Ex-CIA guy magically can both detect exactly who and where the attackers are, access and rapidly troubleshoot the insides of Micrazon – even though that multi-billion-dollar web company’s crack team can’t figure things out.

He can also leverage his old CIA buddies to effect a lightning-quick Seal Team 6 raid on seven different locations across the globe within 6.41 hours, and before the stock market comes unglued the next morning and western civilization collapses.

The day is saved, and the president issues an executive order to have the CIA backwards-compile fixes for the jillions of already sold IoT devices across the planet. The hackers are in a hidden jail cell underneath the surface of the moon, literally cut off from any possible internet signal. (Okay, so I went a little far with that last one)

The reality

Seem far-fetched?
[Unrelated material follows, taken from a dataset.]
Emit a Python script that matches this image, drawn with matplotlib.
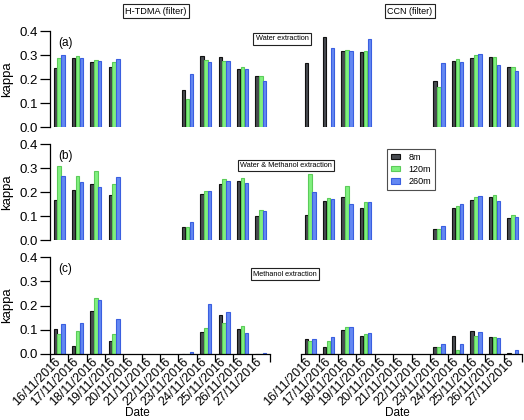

The thing is, the security aspect of this fable is true. All those IoT devices *have* been shipped with default credentials that were tailor-made to be exploited, and they have been compromised by the millions by Mirai, bashlite and other malware that use dictionaries of brain-dead username/password combos to login and take over.

But there’s no magical fix. Ironically the Online Trust Association recently said that the Dyn DDoS attack could have been easily avoided if IoT devices had been shipped with a non-numbskull level of security. Oops.

So, we’ve essentially littered the digital economy with weapons that can all be aimed remotely in concert against us. Congratulations, internet, on achieving a Clancy-like narrative – and welcome to the age of IoT botnets. It’s nearly a certainty that we’ll see more of these mega attacks. After all, IoT botnets launched multiple other attacks as big, or bigger than the Dyn attack in October of this year alone.

What’s to be done? At this point, the real decision lies in the lap of industry, unless it wants to wait for things to get so bad that politicians jump in, which might create a highly sub-optimal “solution”.

Creating a highly visible consumer standard that vouches for the cyber-security of IoT devices could help. And, internet providers can deal with easily corrected poor practices that allow hackers to communicate with fake internet addresses and thereby maintain anonymity.

There’s no magic fix, but there are practical steps available to respond to this clear and present danger. Time to take this ridiculous plot in a new and more positive direction.